In more pragmatic veins, the Journal reports of Assad's latest moves, "His government already made adjustments to ease the kind of economic pressures that have helped fuel unrest in Tunisia and Algeria: Damascus this month raised heating oil allowances for public workers--a step back from an earlier plan to withdraw subsidies that keep the cost of living down for Syrians but drain the national budget. Tunisia, Algeria and Jordan have also tried to assuage protesters by lowering food prices."
But Assad was just as quick to dismiss any suggestions of truly open elections and substantial reforms. His excuse is the perennial excuse of tyrants and dictators: the people aren't ready yet. They're not educated enough yet. Of course, you'd think after 40 years of unilateral rule, these two lions would have had plenty of time to strong-arm Syria's educational system into brilliance incarnate. They haven't, and they won't, for the very reason Assad implicitly stated: an educated population is a demanding population. Why bother. It's not only cheaper to keep the people dumb. It's also safer, as far as the overlord's power is concerned. It worked for the Catholic Church for a millennium. It's been working for the Assads for 40 years.

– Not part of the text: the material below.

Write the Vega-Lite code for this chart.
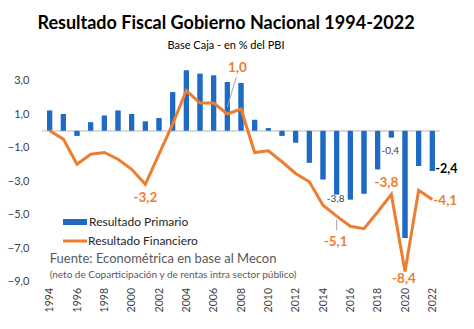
{
  "$schema": "https://vega.github.io/schema/vega-lite/v6.json",
  "width": 420,
  "height": 234.5,
  "autosize": "none",
  "padding": {"left": 31, "top": 47, "right": 23, "bottom": 47.5},
  "background": "white",
  "config": {
    "view": {"stroke": null},
    "font": "Lato",
    "axis": {"labelOverlap": false, "labelBound": false, "labelFlush": false, "domain": false, "ticks": false, "grid": false, "title": null, "tickCount": 50}
  },
  "title": {
    "text": "Resultado Fiscal Gobierno Nacional 1994-2022",
    "subtitle": "Base Caja - en % del PBI",
    "anchor": "middle",
    "dx": -15,
    "font": "Lato",
    "fontSize": 18,
    "fontWeight": "bold",
    "color": "#000000",
    "subtitleFont": "Lato",
    "subtitleFontSize": 11,
    "subtitleColor": "#000000",
    "subtitlePadding": 7,
    "offset": -4
  },
  "datasets": {
    "serie": [
      {"anio": 1994, "primario": 1.2, "financiero": 0.0},
      {"anio": 1995, "primario": 1.0, "financiero": -0.5},
      {"anio": 1996, "primario": -0.3, "financiero": -2.0},
      {"anio": 1997, "primario": 0.5, "financiero": -1.4},
      {"anio": 1998, "primario": 0.9, "financiero": -1.3},
      {"anio": 1999, "primario": 1.2, "financiero": -1.7},
      {"anio": 2000, "primario": 1.0, "financiero": -2.3},
      {"anio": 2001, "primario": 0.55, "financiero": -3.2},
      {"anio": 2002, "primario": 0.75, "financiero": -1.4},
      {"anio": 2003, "primario": 2.3, "financiero": 0.4},
      {"anio": 2004, "primario": 3.6, "financiero": 2.4},
      {"anio": 2005, "primario": 3.4, "financiero": 1.65},
      {"anio": 2006, "primario": 3.3, "financiero": 1.65},
      {"anio": 2007, "primario": 2.9, "financiero": 1.0},
      {"anio": 2008, "primario": 2.85, "financiero": 1.3},
      {"anio": 2009, "primario": 0.65, "financiero": -1.3},
      {"anio": 2010, "primario": 0.15, "financiero": -1.2},
      {"anio": 2011, "primario": -0.3, "financiero": -1.85},
      {"anio": 2012, "primario": -0.7, "financiero": -2.55},
      {"anio": 2013, "primario": -1.9, "financiero": -3.05},
      {"anio": 2014, "primario": -2.9, "financiero": -4.45},
      {"anio": 2015, "primario": -3.8, "financiero": -5.1},
      {"anio": 2016, "primario": -4.1, "financiero": -5.7},
      {"anio": 2017, "primario": -3.75, "financiero": -5.85},
      {"anio": 2018, "primario": -2.3, "financiero": -4.85},
      {"anio": 2019, "primario": -0.4, "financiero": -3.8},
      {"anio": 2020, "primario": -6.4, "financiero": -8.4},
      {"anio": 2021, "primario": -2.1, "financiero": -3.55},
      {"anio": 2022, "primario": -2.4, "financiero": -4.1}
    ],
    "etiquetas": [
      {"id": "f2007", "anio": 2007, "valor": 1.0, "texto": "1,0"},
      {"id": "f2001", "anio": 2001, "valor": -3.2, "texto": "-3,2"},
      {"id": "f2015", "anio": 2015, "valor": -5.1, "texto": "-5,1"},
      {"id": "f2019", "anio": 2019, "valor": -3.8, "texto": "-3,8"},
      {"id": "f2020", "anio": 2020, "valor": -8.4, "texto": "-8,4"},
      {"id": "f2022", "anio": 2022, "valor": -4.1, "texto": "-4,1"},
      {"id": "p2015", "anio": 2015, "valor": -3.8, "texto": "-3,8"},
      {"id": "p2019", "anio": 2019, "valor": -0.4, "texto": "-0,4"},
      {"id": "p2022", "anio": 2022, "valor": -2.4, "texto": "-2,4"}
    ],
    "guias": [
      {"x": 2007, "y": 1.4, "x2": 2007.65, "y2": 3.2},
      {"x": 2015, "y": -5.3, "x2": 2015, "y2": -5.95}
    ],
    "notas": [
      {"anio": 1994, "valor": -7.67, "texto": "Fuente: Econométrica en base al Mecon", "linea": 1},
      {"anio": 1994, "valor": -8.62, "texto": "(neto de Coparticipación y de rentas intra sector público)", "linea": 2}
    ]
  },
  "layer": [
    {
      "data": {"name": "serie"},
      "mark": {"type": "bar", "size": 5},
      "encoding": {
        "x": {
          "field": "anio", "type": "quantitative",
          "scale": {"domain": [1993, 2023], "nice": false, "zero": false},
          "axis": {
            "values": [1994, 1996, 1998, 2000, 2002, 2004, 2006, 2008, 2010, 2012, 2014, 2016, 2018, 2020, 2022],
            "tickCount": 50,
            "format": "d", "labelAngle": 270, "labelPadding": 6, "labelOverlap": false,
            "labelFont": "Lato", "labelFontSize": 10.5, "labelColor": "#404040"
          }
        },
        "y": {
          "field": "primario", "type": "quantitative",
          "scale": {"domain": [-9, 5], "nice": false},
          "axis": {
            "values": [3, 1, -1, -3, -5, -7, -9],
            "tickCount": 50,
            "labelExpr": "replace(format(datum.value, '.1f'), '.', ',')",
            "labelOverlap": false,
            "labelPadding": 2, "labelFont": "Lato", "labelFontSize": 11, "labelColor": "#404040"
          }
        },
        "fill": {
          "datum": "Resultado Primario",
          "scale": {"domain": ["Resultado Primario"], "range": ["#1f6bc4"]},
          "legend": {
            "title": null, "orient": "none", "legendX": 29, "legendY": 160,
            "padding": 0, "symbolSize": 576, "symbolType": "stroke", "labelOffset": -1,
            "labelFont": "Lato", "labelFontSize": 12, "labelColor": "#262626",
            "encode": {
              "symbols": {
                "update": {
                  "stroke": {"value": "#1f6bc4"},
                  "strokeWidth": {"value": 6},
                  "strokeCap": {"value": "butt"},
                  "fill": {"value": "transparent"},
                  "opacity": {"value": 1}
                }
              }
            }
          }
        }
      }
    },
    {
      "data": {"name": "serie"},
      "mark": {"type": "rule", "color": "#d9d9d9", "strokeWidth": 1},
      "encoding": {
        "y": {"datum": 0, "type": "quantitative"},
        "x": {"datum": 1993.5, "type": "quantitative"},
        "x2": {"datum": 2022.5}
      }
    },
    {
      "data": {"name": "serie"},
      "mark": {"type": "bar", "size": 5, "color": "#1f6bc4"},
      "encoding": {
        "x": {"field": "anio", "type": "quantitative"},
        "y": {"field": "primario", "type": "quantitative"}
      }
    },
    {
      "data": {"name": "serie"},
      "mark": {"type": "line", "strokeWidth": 3, "strokeJoin": "miter"},
      "encoding": {
        "x": {"field": "anio", "type": "quantitative"},
        "y": {"field": "financiero", "type": "quantitative"},
        "stroke": {
          "datum": "Resultado Financiero",
          "scale": {"domain": ["Resultado Financiero"], "range": ["#ed7d31"]},
          "legend": {
            "title": null, "orient": "none", "legendX": 30.5, "legendY": 180.5,
            "padding": 0, "symbolSize": 576, "symbolType": "stroke", "labelOffset": -0.5,
            "labelFont": "Lato", "labelFontSize": 12, "labelColor": "#262626",
            "encode": {
              "symbols": {
                "update": {
                  "stroke": {"value": "#ed7d31"},
                  "strokeWidth": {"value": 3},
                  "strokeCap": {"value": "butt"},
                  "fill": {"value": "transparent"},
                  "opacity": {"value": 1}
                }
              }
            }
          }
        }
      }
    },
    {
      "data": {"name": "guias"},
      "mark": {"type": "rule", "color": "#a6a6a6", "strokeWidth": 1},
      "encoding": {
        "x": {"field": "x", "type": "quantitative"},
        "y": {"field": "y", "type": "quantitative"},
        "x2": {"field": "x2"},
        "y2": {"field": "y2"}
      }
    },
    {
      "data": {"name": "etiquetas"},
      "transform": [{"filter": "datum.id === 'f2007'"}],
      "mark": {"type": "text", "font": "Lato", "fontSize": 13.5, "fontWeight": "bold", "color": "#ed7d31", "align": "center", "baseline": "middle", "dx": 10, "dy": -46},
      "encoding": {"x": {"field": "anio", "type": "quantitative"}, "y": {"field": "valor", "type": "quantitative"}, "text": {"field": "texto"}}
    },
    {
      "data": {"name": "etiquetas"},
      "transform": [{"filter": "datum.id === 'f2001'"}],
      "mark": {"type": "text", "font": "Lato", "fontSize": 13.5, "fontWeight": "bold", "color": "#ed7d31", "align": "center", "baseline": "middle", "dx": 0, "dy": 14},
      "encoding": {"x": {"field": "anio", "type": "quantitative"}, "y": {"field": "valor", "type": "quantitative"}, "text": {"field": "texto"}}
    },
    {
      "data": {"name": "etiquetas"},
      "transform": [{"filter": "datum.id === 'f2015'"}],
      "mark": {"type": "text", "font": "Lato", "fontSize": 13.5, "fontWeight": "bold", "color": "#ed7d31", "align": "center", "baseline": "middle", "dx": -1, "dy": 26},
      "encoding": {"x": {"field": "anio", "type": "quantitative"}, "y": {"field": "valor", "type": "quantitative"}, "text": {"field": "texto"}}
    },
    {
      "data": {"name": "etiquetas"},
      "transform": [{"filter": "datum.id === 'f2019'"}],
      "mark": {"type": "text", "font": "Lato", "fontSize": 13.5, "fontWeight": "bold", "color": "#ed7d31", "align": "center", "baseline": "middle", "dx": -5, "dy": -11},
      "encoding": {"x": {"field": "anio", "type": "quantitative"}, "y": {"field": "valor", "type": "quantitative"}, "text": {"field": "texto"}}
    },
    {
      "data": {"name": "etiquetas"},
      "transform": [{"filter": "datum.id === 'f2020'"}],
      "mark": {"type": "text", "font": "Lato", "fontSize": 13.5, "fontWeight": "bold", "color": "#ed7d31", "align": "center", "baseline": "middle", "dx": -1, "dy": 8},
      "encoding": {"x": {"field": "anio", "type": "quantitative"}, "y": {"field": "valor", "type": "quantitative"}, "text": {"field": "texto"}}
    },
    {
      "data": {"name": "etiquetas"},
      "transform": [{"filter": "datum.id === 'f2022'"}],
      "mark": {"type": "text", "font": "Lato", "fontSize": 13.5, "fontWeight": "bold", "color": "#ed7d31", "align": "left", "baseline": "middle", "dx": 1, "dy": 2},
      "encoding": {"x": {"field": "anio", "type": "quantitative"}, "y": {"field": "valor", "type": "quantitative"}, "text": {"field": "texto"}}
    },
    {
      "data": {"name": "etiquetas"},
      "transform": [{"filter": "datum.id === 'p2015'"}],
      "mark": {"type": "text", "font": "Lato", "fontSize": 10, "color": "#404040", "align": "center", "baseline": "middle", "dx": -1, "dy": 5},
      "encoding": {"x": {"field": "anio", "type": "quantitative"}, "y": {"field": "valor", "type": "quantitative"}, "text": {"field": "texto"}}
    },
    {
      "data": {"name": "etiquetas"},
      "transform": [{"filter": "datum.id === 'p2019'"}],
      "mark": {"type": "text", "font": "Lato", "fontSize": 10, "color": "#404040", "align": "center", "baseline": "middle", "dx": -1, "dy": 14},
      "encoding": {"x": {"field": "anio", "type": "quantitative"}, "y": {"field": "valor", "type": "quantitative"}, "text": {"field": "texto"}}
    },
    {
      "data": {"name": "etiquetas"},
      "transform": [{"filter": "datum.id === 'p2022'"}],
      "mark": {"type": "text", "font": "Lato", "fontSize": 12.5, "fontWeight": "bold", "color": "#000000", "align": "left", "baseline": "middle", "dx": 3, "dy": -2},
      "encoding": {"x": {"field": "anio", "type": "quantitative"}, "y": {"field": "valor", "type": "quantitative"}, "text": {"field": "texto"}}
    },
    {
      "data": {"name": "notas"},
      "transform": [{"filter": "datum.linea === 1"}],
      "mark": {"type": "text", "font": "Lato", "fontSize": 13, "color": "#595959", "align": "left", "baseline": "middle"},
      "encoding": {"x": {"field": "anio", "type": "quantitative"}, "y": {"field": "valor", "type": "quantitative"}, "text": {"field": "texto"}}
    },
    {
      "data": {"name": "notas"},
      "transform": [{"filter": "datum.linea === 2"}],
      "mark": {"type": "text", "font": "Lato", "fontSize": 10, "color": "#595959", "align": "left", "baseline": "middle"},
      "encoding": {"x": {"field": "anio", "type": "quantitative"}, "y": {"field": "valor", "type": "quantitative"}, "text": {"field": "texto"}}
    }
  ]
}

Meanwhile, Syria is maintaining its alliance with Iran, maintaining its dealings with Hezbollah in Lebanon--very successful dealings of late--and enjoying its position as the Middle East's unlikely spoiler and occasional power broker. Syrian influence over Lebanon has returned in full, after a five year absence, and look at its reward: for the first time since the assassination of Hariri--an assassination Syria more than likely orchestrated with Hezbollah--the Obama administration has sent back an American ambassador to Damascus. Robert Ford clocks in his first hours this month. The American Embassy is up and running again in Al Mansour Street. And Secretary of State Hillary Clinton, bless her clueless heart, was delivering a few months ago the sort of vacuous, non-committal bromides on Syria that have once again made her less than famous in the past week over Egypt: "We've had some candid, productive discussions at several levels, including my own with my counterpart, that it's not only our Administration but leading members of Congress and other Americans who have reached out to the highest levels of the Syrian Government," she told an Al Hurra interviewer. (Al Hurra, Arabic for freedom, is a US-based satellite Arabic channel paid for by the US government.) "We want to have a constructive relationship with Syria. We want to see Syria clearly end any support for terrorism or destabilizing Lebanon or in any way supplying arms to Hezbollah. So I think there has been some greater understanding, but we still have a lot of work to do."
No lioness, that. Assad knows it too well.
"Is it going to be a new era toward more chaos or more institutionalization? That is the question," Assad told the Journal. "The end is not clear yet." Of course not. And he's going to make sure that clarity remains his alone as he keeps everyone else off balance.